1) For most people, self-funded travel is post-tax dollars whereas business expenses are pre-tax. Fundamentally meaning in many cases the self-funded flight has an effective cost which is 30%++ greater than one on the company dime.
I'm not sure I understand your argument 100% there. When I do take travel for leisure I just see it a a 100% my cost. When I book leisure travel I am likely to spend a little more and stay at better hotels etc....but I guess that might just be me.
What hasn't come out in this thread and it was something I was rather clumsily approaching with my questions about hierarchy, and I got my scoring off a bit in a rush to put out the quiz yesterday, is the sheer breadth of frequent flyer type.
I think within self funded there are multiple categories of which I suspect the majority on AFF fall in to the "Quite savvy, research the best deals and fly in the best comfort they can at the lowest cost." If a person in this category sniffs out a fabulous deal to get somewhere in F then, you would hope, even a misanthrope would doff their cap and say "bloody good effort" and would be able to see why there is a badge of honour associated with the "self funded battler".
At the other end of the scale what about the multi millionaire retired, let's say politician, who books the same flight in F for 5 times the price. He/She is still self funded and I suspect our friend the misanthrope would not have quite so much respect for his "self funded badge of honour".
It is the same in business there are plenty of poor peeps out there flying 100+ flights a year in Y, and quite probably at some stage sitting on the same plane as the corporate exec whose corporate TA booked him into a seat that our self funded battler would have got for half the cost. In the middle somewhere is the business person trying to find the best deal and treating the money spent as his own.
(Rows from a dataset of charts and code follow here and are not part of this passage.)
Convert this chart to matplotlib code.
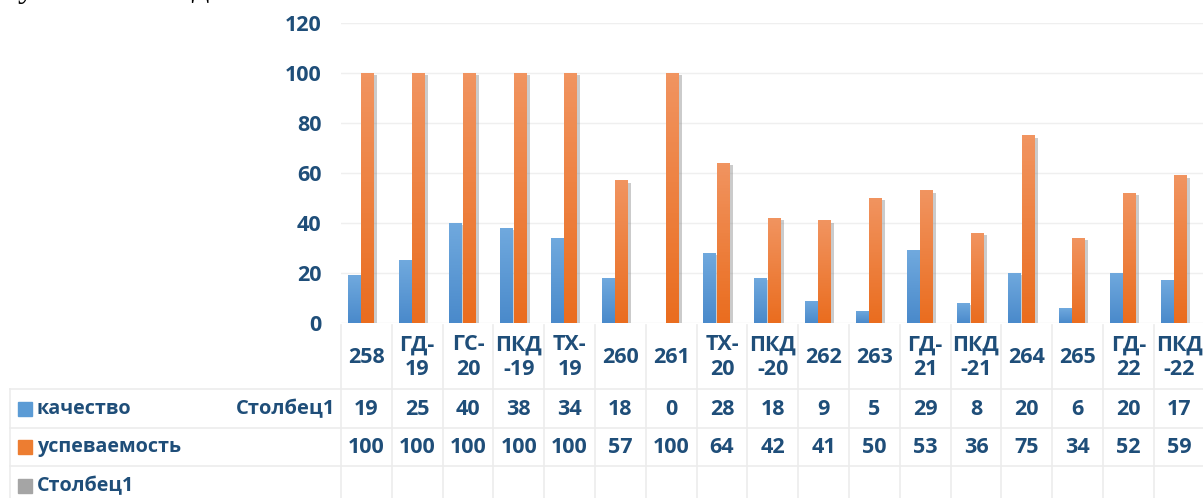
import numpy as np
import matplotlib
matplotlib.use('Agg')
import matplotlib.pyplot as plt
import matplotlib.patheffects as pe
from matplotlib.transforms import blended_transform_factory

plt.rcParams['font.family'] = ['Open Sans', 'DejaVu Sans']

# data
groups = ['258', 'ГД-\n19', 'ГС-\n20', 'ПКД\n-19', 'ТХ-\n19', '260', '261', 'ТХ-\n20',
          'ПКД\n-20', '262', '263', 'ГД-\n21', 'ПКД\n-21', '264', '265', 'ГД-\n22', 'ПКД\n-22']
kachestvo = [19, 25, 40, 38, 34, 18, 0, 28, 18, 9, 5, 29, 8, 20, 6, 20, 17]
uspevaemost = [100, 100, 100, 100, 100, 57, 100, 64, 42, 41, 50, 53, 36, 75, 34, 52, 59]
row_names = ['качество', 'успеваемость', 'Столбец1']
yticks = [0, 20, 40, 60, 80, 100, 120]

W, H = 1203, 498
txt = '#1f4e79'
grid_c = '#efefef'

fig = plt.figure(figsize=(W / 100, H / 100), dpi=100)

# overlay in pixel coordinates for the data table
tab = fig.add_axes([0, 0, 1, 1])
tab.set_xlim(0, W)
tab.set_ylim(H, 0)
tab.axis('off')

x0, colw = 341, 50.8
n = len(groups)
ax = fig.add_axes([x0 / W, 1 - 323 / H, n * colw / W, 300 / H])
ax.set_xlim(-0.5, n - 0.5)
ax.set_ylim(0, 120)
for s in ax.spines.values():
    s.set_visible(False)
ax.set_yticks(yticks)
ax.set_yticklabels([str(t) for t in yticks], fontsize=15.5, fontweight='bold', color=txt)
ax.tick_params(axis='y', length=0, pad=14)
ax.set_xticks([])
ax.grid(axis='y', color=grid_c, lw=1)
ax.set_axisbelow(True)
ax.patch.set_alpha(0)


def grad_bars(xs, vals, top, bottom, width):
    bars = ax.bar(xs, vals, width, color='none', zorder=2)
    cmap = matplotlib.colors.LinearSegmentedColormap.from_list('g', [bottom, top])
    for b, v in zip(bars, vals):
        if v <= 0:
            continue
        shadow = matplotlib.patches.Rectangle((b.get_x(), 0), width, v, color='none',
                                              zorder=1.5)
        ax.add_patch(shadow)
        shadow.set_path_effects([pe.SimplePatchShadow(offset=(2.5, -1.5),
                                                      shadow_rgbFace='#7f7f7f', alpha=0.4)])
        im = ax.imshow(np.linspace(0, 1, 50).reshape(-1, 1), cmap=cmap, origin='lower',
                       extent=(b.get_x(), b.get_x() + width, 0, v), aspect='auto', zorder=2)
        im.set_clip_path(b)


idx = np.arange(n)
bw = 0.245
grad_bars(idx - 0.245, kachestvo, '#70a9de', '#4a8acb', bw)
grad_bars(idx + 0.02, uspevaemost, '#f19460', '#ea6d1f', bw)
ax.set_xlim(-0.5, n - 0.5)
ax.set_ylim(0, 120)

# table
tr = blended_transform_factory(ax.transData, tab.transData)
line_c = '#ececec'
edges = np.arange(n + 1) - 0.5
for e in edges:
    tab.plot([e, e], [325, H], color=line_c, lw=1.2, transform=tr, clip_on=False)
for yy in [389, 428, 466]:
    tab.plot([10, W], [yy, yy], color=line_c, lw=1.2)
tab.plot([10, 10], [389, H], color=line_c, lw=1.2)

for i, g in enumerate(groups):
    tab.text(i, 357, g, transform=tr, ha='center', va='center', fontsize=15.5,
             fontweight='bold', color=txt, linespacing=1.2)

row_y = [409, 447, 486]
row_cols = ['#5b9bd5', '#ed7d31', '#a5a5a5']
for yy, name, c in zip(row_y, row_names, row_cols):
    tab.add_patch(matplotlib.patches.Rectangle((18, yy - 7), 14, 14, color=c))
    tab.text(37, yy, name, ha='left', va='center', fontsize=14.2, fontweight='bold', color=txt)
tab.text(335, row_y[0], 'Столбец1', ha='right', va='center', fontsize=14.5,
         fontweight='bold', color=txt)

for i in range(n):
    tab.text(i, row_y[0], str(kachestvo[i]), transform=tr, ha='center', va='center',
             fontsize=15.5, fontweight='bold', color=txt)
    tab.text(i, row_y[1], str(uspevaemost[i]), transform=tr, ha='center', va='center',
             fontsize=15.5, fontweight='bold', color=txt)

# cut-off heading line from the page above
tab.text(18, -4, 'учебного года.', ha='left', va='baseline', fontsize=25,
         family='Liberation Serif', color='black')

fig.savefig('out.png', dpi=100)
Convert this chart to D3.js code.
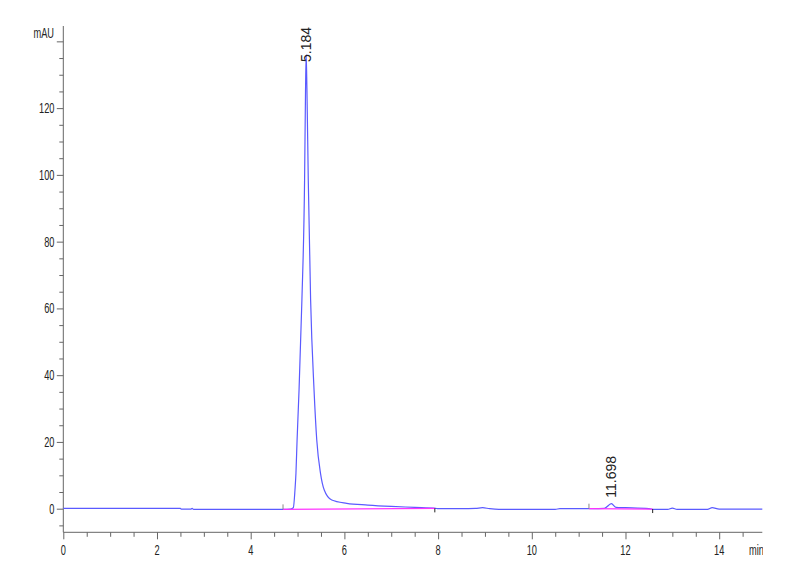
<!DOCTYPE html>
<html>
<head>
<meta charset="utf-8">
<script src="https://cdn.jsdelivr.net/npm/d3@7"></script>
<style>
  html, body { margin: 0; padding: 0; background: #fff; }
  svg { display: block; font-family: "Liberation Sans", Arial, sans-serif; }
</style>
</head>
<body>
<div id="chart"></div>
<script>
// signal trace (time in min, absorbance in mAU)
const times = [0, 2.5, 2.52, 2.72, 2.75, 2.78, 4.0, 4.7, 4.85, 4.91, 4.945, 4.966, 4.99, 5.032, 5.093, 5.15, 5.17, 5.184,
  5.2, 5.229, 5.279, 5.352, 5.41, 5.49, 5.57, 5.73, 6.05, 6.5, 7.0, 7.5, 7.95, 8.0, 8.5, 8.8, 8.95, 9.1, 9.3,
  10.5, 10.6, 11.3, 11.55, 11.698, 11.8, 12.0, 12.5, 12.6, 12.9, 13.0, 13.1, 13.75, 13.85, 14.0, 14.92];
const signal = [0.1, 0.1, -0.15, -0.15, 0.1, -0.2, -0.2, -0.2, -0.1, 0.3, 5.6, 10.6, 20.6, 35.6, 62.5, 98.4, 125, 136,
  126, 98.4, 62.5, 35.6, 20.6, 10.6, 5.6, 2.6, 1.6, 1.1, 0.7, 0.4, 0.1, 0.0, 0.0, 0.1, 0.3, 0.0, -0.2,
  -0.2, 0.0, 0.0, 0.1, 1.5, 0.4, 0.3, 0.0, -0.2, -0.2, 0.2, -0.2, -0.2, 0.3, -0.1, -0.1];

// integration baselines: [start time, start value, end time, end value]
const baselines = [[4.69, -0.2, 7.93, 0.1], [11.22, 0.0, 12.58, -0.1]];

// peak labels
const peakTimes = [5.184, 11.698];
const peakHeights = [136, 1.5];
const peakLabels = ["5.184", "11.698"];

const yMajor = [0, 20, 40, 60, 80, 100, 120];
const yMinor = d3.range(-5, 141, 5);
const xMajor = [0, 2, 4, 6, 8, 10, 12, 14];
const xMinor = d3.range(0, 14.9, 0.5);

const W = 800, H = 587;
const x = d3.scaleLinear().domain([0, 14.92]).range([63.3, 762.3]);
const y = d3.scaleLinear().domain([-7.07, 144.6]).range([532.3, 26]);

const svg = d3.select("#chart").append("svg")
  .attr("width", W)
  .attr("height", H);

svg.append("defs").append("clipPath").attr("id", "clip")
  .append("rect").attr("x", 0).attr("y", 0).attr("width", 763).attr("height", H);

const axisColor = "#666";

// y axis
const yAxisG = svg.append("g").attr("transform", `translate(${x(0)},0)`);
yAxisG.call(d3.axisLeft(y).tickValues(yMinor).tickSize(4).tickFormat(""));
yAxisG.call(g => g.selectAll(".tick").filter(d => d % 20 === 0).select("line").attr("x2", -6.5));
yAxisG.selectAll("path, line").attr("stroke", axisColor);
yAxisG.select(".domain").attr("d", `M0,${y(144.6)}V${y(-7.07)}`);

// x axis
const xAxisG = svg.append("g").attr("transform", `translate(0,${y(-7.07)})`);
xAxisG.call(d3.axisBottom(x).tickValues(xMinor).tickSize(4.5).tickFormat(""));
xAxisG.call(g => g.selectAll(".tick").filter(d => d % 2 === 0).select("line").attr("y2", 7));
xAxisG.selectAll("path, line").attr("stroke", axisColor);
xAxisG.select(".domain").attr("d", `M${x(0)},0H${x(14.92)}`);

// condensed tick labels
const sx = 0.66;
svg.append("g").selectAll("text")
  .data(yMajor)
  .join("text")
  .attr("transform", d => `translate(54.5,${y(d) + 5}) scale(${sx},1)`)
  .attr("text-anchor", "end")
  .attr("font-size", 14)
  .attr("fill", "#222")
  .text(d => d);

svg.append("text")
  .attr("transform", `translate(54,${y(140) - 3}) scale(${sx},1)`)
  .attr("text-anchor", "end")
  .attr("font-size", 14)
  .attr("fill", "#222")
  .text("mAU");

svg.append("g").selectAll("text")
  .data(xMajor)
  .join("text")
  .attr("transform", d => `translate(${x(d)},555) scale(${sx},1)`)
  .attr("text-anchor", "middle")
  .attr("font-size", 14)
  .attr("fill", "#222")
  .text(d => d);

svg.append("g").attr("clip-path", "url(#clip)")
  .append("text")
  .attr("transform", `translate(749,555) scale(${sx},1)`)
  .attr("font-size", 14)
  .attr("fill", "#222")
  .text("min");

// trace
const trace = times.map((t, i) => [t, signal[i]]);
svg.append("path")
  .datum(trace)
  .attr("fill", "none")
  .attr("stroke", "#5a5aff")
  .attr("stroke-width", 1.2)
  .attr("d", d3.line().x(d => x(d[0])).y(d => y(d[1])).curve(d3.curveMonotoneX));

// integration baselines and start/end marks
svg.append("g").selectAll("line")
  .data(baselines)
  .join("line")
  .attr("x1", d => x(d[0])).attr("y1", d => y(d[1]))
  .attr("x2", d => x(d[2])).attr("y2", d => y(d[3]))
  .attr("stroke", "#ff33ff")
  .attr("stroke-width", 1.2);

svg.append("g").selectAll("line")
  .data(baselines)
  .join("line")
  .attr("x1", d => x(d[0])).attr("x2", d => x(d[0]))
  .attr("y1", d => y(d[1])).attr("y2", d => y(d[1]) - 5)
  .attr("stroke", "#888");

svg.append("g").selectAll("line")
  .data(baselines)
  .join("line")
  .attr("x1", d => x(d[2])).attr("x2", d => x(d[2]))
  .attr("y1", d => y(d[3])).attr("y2", d => y(d[3]) + 4)
  .attr("stroke", "#222");

// peak labels (rotated)
svg.append("g").selectAll("text")
  .data(peakLabels)
  .join("text")
  .attr("transform", (d, i) => `translate(${x(peakTimes[i]) + 5},${i === 0 ? 62 : y(peakHeights[i]) - 6}) rotate(-90)`)
  .attr("font-size", 14)
  .attr("fill", "#222")
  .text(d => d);
</script>
</body>
</html>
Many years ago, thanks to this site, I found the QF mASA and my life changed completely. My flights to Europe, for business, were in Y+ previously, I found that by using mASA's for my long haul business travel, with one or maybe two paid J flights, and collecting points on both business and personal credit spend I could fly in J and sometimes even in F for the same price as Y+ over the year. Status was important though, but not for the reasons some might think. It generated even more points to go back into mASA's. In my mind the death of the mASA was inevitable it was the gift that just kept giving.
The death of the mASA was hard to take and required a brand new strategy. In my first year, post mASA, I took Y flights into Asia with QF and used points to upgrade, then found cheap J fares from SIN and BKK to Europe. Through FT I hit on the BA Ex EU fares. In themselves they almost got me back to the spend I had when using mASA's combined with one or two J fares. The bit that tips it over the line is status again*. More points earned, jokers and GUF1's, all combine to ensure I can do three or four J trips to Europe for about $2500 each on top of the ex EU fares themselves. It made the 11 trips to Europe last year quite reasonable.
As this rambles way off topic I guess my comment is that there is no such thing as a "standard" frequent flyer self funded or othwerise, and equally there is no single means to achieve your frequent flying goals.
*I should add that to gain the BA status I needed to make my travel sustainable I took a status run requiring me to use ITA Matrix to plan it. I finished up completing a "self funded" MEL-SIN-CMB-LHR-DUB-LCY-SNN-JFK-PHX-HNL-PHX-JFK-LCY-DUB-LHR-CMB-SIN-MEL....Never again!!!
Of course I am probably completely wrong.